Comprehensive Income
Comprehensive Income is the total change in a company's equity during a period from all non-owner sources, combining net income (from the income statement) with Other Comprehensive Income (OCI) — gains and losses recognized in equity but deliberately excluded from the traditional income statement to reduce volatility.
The concept of comprehensive income emerged from the FASB's effort to address a fundamental tension in financial reporting: some economically significant changes in a company's value bypass the income statement entirely, accumulating in equity. Without a comprehensive view, investors looking only at net income miss a meaningful portion of the picture.
Under GAAP (ASC 220), comprehensive income is presented either in a single statement of comprehensive income (combining net income and OCI in one continuous statement) or in two separate but consecutive statements — the traditional income statement followed immediately by a statement of other comprehensive income. Both formats are acceptable; the choice is one of presentation rather than recognition.
Net income captures the revenue, expenses, gains, and losses that flow through the traditional income statement. OCI captures items that FASB has specifically excluded from the income statement — largely because including them would introduce unwanted volatility from items that are unrealized, long-term in nature, or related to specialized hedging relationships.
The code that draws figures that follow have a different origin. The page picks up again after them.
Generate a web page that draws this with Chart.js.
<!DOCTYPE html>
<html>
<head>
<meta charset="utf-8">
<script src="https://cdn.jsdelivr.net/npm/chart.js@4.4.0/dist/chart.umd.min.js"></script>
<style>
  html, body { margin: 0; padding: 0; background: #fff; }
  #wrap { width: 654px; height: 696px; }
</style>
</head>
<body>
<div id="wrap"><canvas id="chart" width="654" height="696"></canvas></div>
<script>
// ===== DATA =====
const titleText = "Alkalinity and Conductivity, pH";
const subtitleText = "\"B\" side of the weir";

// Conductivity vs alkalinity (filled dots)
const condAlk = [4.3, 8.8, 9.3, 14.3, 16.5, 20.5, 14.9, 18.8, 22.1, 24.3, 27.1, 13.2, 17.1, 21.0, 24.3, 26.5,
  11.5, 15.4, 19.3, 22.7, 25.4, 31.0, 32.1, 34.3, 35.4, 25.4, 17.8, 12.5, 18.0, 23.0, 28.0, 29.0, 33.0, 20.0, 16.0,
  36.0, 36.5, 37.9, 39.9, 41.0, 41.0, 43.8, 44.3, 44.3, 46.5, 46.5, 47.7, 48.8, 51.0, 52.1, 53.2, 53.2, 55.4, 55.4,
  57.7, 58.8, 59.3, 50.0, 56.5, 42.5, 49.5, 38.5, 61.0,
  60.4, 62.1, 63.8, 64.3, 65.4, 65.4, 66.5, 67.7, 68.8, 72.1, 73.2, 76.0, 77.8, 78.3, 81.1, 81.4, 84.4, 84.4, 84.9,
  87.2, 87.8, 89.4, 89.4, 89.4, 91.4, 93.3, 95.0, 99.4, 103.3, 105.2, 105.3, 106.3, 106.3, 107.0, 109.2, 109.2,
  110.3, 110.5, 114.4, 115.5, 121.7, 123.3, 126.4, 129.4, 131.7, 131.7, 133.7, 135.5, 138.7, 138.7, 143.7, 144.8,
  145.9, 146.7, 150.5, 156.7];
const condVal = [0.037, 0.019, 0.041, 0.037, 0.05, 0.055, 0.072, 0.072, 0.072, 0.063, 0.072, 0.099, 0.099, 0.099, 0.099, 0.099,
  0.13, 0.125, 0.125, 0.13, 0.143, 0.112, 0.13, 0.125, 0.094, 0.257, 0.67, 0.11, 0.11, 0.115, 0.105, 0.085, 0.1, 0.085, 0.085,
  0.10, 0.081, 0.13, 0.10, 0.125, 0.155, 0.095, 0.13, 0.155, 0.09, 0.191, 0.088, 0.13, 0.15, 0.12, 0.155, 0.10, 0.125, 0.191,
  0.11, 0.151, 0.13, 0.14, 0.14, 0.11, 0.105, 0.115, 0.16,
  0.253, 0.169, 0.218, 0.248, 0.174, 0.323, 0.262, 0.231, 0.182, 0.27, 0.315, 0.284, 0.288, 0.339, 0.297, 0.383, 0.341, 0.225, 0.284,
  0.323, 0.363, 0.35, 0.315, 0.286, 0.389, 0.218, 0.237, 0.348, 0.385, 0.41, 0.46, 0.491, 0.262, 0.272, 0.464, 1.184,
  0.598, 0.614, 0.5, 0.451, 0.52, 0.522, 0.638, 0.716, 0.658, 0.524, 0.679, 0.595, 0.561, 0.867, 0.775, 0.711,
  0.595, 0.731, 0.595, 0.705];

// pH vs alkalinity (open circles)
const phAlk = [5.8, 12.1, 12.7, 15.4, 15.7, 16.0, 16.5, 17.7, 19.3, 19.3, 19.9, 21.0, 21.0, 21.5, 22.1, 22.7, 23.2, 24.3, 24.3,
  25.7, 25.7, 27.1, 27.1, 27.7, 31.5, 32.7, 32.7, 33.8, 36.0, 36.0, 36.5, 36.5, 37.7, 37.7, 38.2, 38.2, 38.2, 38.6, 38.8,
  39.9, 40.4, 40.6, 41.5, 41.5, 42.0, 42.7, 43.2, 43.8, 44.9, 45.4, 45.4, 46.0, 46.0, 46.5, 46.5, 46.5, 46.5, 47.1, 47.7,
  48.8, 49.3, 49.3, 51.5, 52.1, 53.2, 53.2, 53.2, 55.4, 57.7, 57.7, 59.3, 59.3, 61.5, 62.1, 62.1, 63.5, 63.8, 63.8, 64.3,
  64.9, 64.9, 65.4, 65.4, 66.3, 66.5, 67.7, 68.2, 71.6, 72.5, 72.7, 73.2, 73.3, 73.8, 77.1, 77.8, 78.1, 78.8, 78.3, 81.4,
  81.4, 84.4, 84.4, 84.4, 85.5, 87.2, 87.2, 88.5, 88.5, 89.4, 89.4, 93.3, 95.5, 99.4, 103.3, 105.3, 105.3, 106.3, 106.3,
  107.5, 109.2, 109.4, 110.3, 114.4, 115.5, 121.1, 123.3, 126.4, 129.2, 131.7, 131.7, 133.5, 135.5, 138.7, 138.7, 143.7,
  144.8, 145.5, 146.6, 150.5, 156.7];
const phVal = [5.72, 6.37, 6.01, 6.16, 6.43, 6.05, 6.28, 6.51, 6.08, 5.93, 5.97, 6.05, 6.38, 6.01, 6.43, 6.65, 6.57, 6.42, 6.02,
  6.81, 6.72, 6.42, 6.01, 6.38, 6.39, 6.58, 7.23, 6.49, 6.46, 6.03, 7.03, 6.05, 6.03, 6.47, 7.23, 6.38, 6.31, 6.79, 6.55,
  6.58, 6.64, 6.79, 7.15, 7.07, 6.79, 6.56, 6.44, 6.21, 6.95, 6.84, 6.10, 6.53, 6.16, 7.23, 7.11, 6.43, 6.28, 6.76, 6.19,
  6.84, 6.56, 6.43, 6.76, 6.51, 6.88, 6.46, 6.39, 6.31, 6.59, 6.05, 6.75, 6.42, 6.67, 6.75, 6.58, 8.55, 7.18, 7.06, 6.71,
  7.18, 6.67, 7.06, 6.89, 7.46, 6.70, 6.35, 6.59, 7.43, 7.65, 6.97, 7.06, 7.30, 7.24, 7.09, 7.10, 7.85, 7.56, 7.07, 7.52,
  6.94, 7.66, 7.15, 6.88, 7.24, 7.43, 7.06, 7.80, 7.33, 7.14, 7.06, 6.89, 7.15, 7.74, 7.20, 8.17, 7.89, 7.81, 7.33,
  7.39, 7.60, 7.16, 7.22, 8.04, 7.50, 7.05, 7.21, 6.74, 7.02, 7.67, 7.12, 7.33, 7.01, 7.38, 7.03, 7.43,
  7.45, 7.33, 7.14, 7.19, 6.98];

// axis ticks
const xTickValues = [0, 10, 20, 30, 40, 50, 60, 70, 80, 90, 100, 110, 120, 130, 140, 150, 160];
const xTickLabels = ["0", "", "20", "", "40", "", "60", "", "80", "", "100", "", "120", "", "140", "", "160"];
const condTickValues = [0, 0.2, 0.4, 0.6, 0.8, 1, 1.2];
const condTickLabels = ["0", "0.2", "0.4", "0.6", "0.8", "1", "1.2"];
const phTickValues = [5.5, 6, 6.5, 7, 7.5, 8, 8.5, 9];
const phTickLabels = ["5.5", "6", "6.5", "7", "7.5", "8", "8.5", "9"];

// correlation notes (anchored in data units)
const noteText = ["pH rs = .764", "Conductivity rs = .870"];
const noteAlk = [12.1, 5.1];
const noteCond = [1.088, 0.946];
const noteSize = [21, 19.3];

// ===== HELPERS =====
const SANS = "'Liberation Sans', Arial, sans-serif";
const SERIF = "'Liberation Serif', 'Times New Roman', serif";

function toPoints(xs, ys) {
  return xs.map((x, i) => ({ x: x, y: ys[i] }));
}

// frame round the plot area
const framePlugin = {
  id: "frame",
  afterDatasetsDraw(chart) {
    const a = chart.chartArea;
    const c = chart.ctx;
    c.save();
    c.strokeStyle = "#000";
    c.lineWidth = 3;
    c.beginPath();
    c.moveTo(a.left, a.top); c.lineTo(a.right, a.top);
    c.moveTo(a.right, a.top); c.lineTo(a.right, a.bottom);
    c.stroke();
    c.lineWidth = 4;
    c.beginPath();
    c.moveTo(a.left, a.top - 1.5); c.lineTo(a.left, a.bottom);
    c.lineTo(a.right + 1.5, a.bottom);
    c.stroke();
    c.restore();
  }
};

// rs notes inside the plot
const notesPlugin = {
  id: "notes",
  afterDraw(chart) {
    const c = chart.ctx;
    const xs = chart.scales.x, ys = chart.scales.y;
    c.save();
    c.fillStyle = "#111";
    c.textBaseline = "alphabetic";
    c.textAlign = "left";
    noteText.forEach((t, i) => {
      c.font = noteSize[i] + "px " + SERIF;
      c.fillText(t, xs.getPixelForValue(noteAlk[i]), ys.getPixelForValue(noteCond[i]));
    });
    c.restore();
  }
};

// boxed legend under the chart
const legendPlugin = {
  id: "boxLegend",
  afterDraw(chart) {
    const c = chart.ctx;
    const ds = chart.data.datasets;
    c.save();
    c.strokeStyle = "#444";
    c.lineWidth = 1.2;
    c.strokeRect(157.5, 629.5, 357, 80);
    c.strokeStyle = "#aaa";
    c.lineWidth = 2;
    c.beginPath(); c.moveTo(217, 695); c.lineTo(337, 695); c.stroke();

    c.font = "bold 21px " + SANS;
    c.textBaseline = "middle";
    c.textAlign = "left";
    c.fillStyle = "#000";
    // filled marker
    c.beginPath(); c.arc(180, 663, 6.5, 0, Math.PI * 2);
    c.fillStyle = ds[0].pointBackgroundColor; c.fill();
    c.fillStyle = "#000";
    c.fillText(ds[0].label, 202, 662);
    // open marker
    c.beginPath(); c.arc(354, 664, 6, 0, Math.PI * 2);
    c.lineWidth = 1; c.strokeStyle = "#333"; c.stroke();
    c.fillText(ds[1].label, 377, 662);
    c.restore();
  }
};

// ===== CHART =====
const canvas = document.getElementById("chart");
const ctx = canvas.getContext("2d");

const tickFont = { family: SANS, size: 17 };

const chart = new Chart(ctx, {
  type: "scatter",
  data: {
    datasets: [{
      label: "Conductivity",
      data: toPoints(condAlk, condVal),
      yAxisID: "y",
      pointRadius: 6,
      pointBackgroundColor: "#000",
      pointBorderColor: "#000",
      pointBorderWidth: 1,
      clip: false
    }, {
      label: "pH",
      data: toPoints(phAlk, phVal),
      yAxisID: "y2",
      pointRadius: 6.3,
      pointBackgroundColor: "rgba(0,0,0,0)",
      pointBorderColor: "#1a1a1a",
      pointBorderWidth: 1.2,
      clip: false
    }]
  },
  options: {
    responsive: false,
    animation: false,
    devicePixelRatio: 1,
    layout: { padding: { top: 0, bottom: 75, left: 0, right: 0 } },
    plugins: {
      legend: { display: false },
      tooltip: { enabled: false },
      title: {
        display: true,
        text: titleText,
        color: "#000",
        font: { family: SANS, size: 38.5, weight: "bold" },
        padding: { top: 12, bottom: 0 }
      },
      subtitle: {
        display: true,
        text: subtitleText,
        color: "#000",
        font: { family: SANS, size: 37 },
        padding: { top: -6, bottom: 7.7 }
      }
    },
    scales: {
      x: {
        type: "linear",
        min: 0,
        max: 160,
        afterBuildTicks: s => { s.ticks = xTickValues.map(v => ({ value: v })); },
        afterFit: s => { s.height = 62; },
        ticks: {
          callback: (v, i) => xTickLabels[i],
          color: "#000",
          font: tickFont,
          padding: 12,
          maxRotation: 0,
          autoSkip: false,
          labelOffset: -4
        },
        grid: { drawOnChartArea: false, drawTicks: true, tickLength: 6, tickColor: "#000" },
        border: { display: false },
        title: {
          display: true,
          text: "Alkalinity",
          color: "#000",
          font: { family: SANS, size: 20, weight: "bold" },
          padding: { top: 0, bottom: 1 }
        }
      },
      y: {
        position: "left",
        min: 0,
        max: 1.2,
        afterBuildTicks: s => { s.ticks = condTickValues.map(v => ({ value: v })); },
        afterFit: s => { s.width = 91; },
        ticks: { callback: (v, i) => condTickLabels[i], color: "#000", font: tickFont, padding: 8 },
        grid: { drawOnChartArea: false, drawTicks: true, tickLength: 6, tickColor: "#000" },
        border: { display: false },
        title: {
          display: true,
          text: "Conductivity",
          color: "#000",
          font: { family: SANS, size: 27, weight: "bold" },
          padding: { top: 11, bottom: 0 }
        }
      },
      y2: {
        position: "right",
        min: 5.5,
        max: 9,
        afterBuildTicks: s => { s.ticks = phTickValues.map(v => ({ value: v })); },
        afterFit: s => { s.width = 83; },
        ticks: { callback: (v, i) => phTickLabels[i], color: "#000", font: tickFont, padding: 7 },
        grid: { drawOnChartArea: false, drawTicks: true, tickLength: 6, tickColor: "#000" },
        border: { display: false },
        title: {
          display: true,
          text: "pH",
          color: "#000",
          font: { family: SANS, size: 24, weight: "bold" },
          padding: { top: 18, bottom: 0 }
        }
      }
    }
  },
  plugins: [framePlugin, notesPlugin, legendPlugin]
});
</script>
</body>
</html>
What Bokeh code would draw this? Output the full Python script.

The key components of OCI under US GAAP include: unrealized gains and losses on available-for-sale debt securities (until realized or impaired); foreign currency translation adjustments (changes in the translated value of foreign subsidiaries' net assets due to exchange rate movements); pension and postretirement benefit adjustments (actuarial gains and losses under ASC 715); and the effective portion of gains and losses on qualifying cash flow hedges.
These items accumulate in Accumulated Other Comprehensive Income (AOCI), a line item within shareholders' equity on the balance sheet. AOCI can be significantly positive or negative, and large negative AOCI balances — common in companies with significant pension obligations or heavy international exposure during dollar strength — can substantially erode book value.
Analysts evaluating the quality of a company's equity base should examine AOCI carefully. A pension fund with a large unfunded liability and rising AOCI losses signals future cash calls regardless of current net income. Companies with significant foreign operations and large currency translation adjustments in AOCI have economic exposures that net income alone does not capture.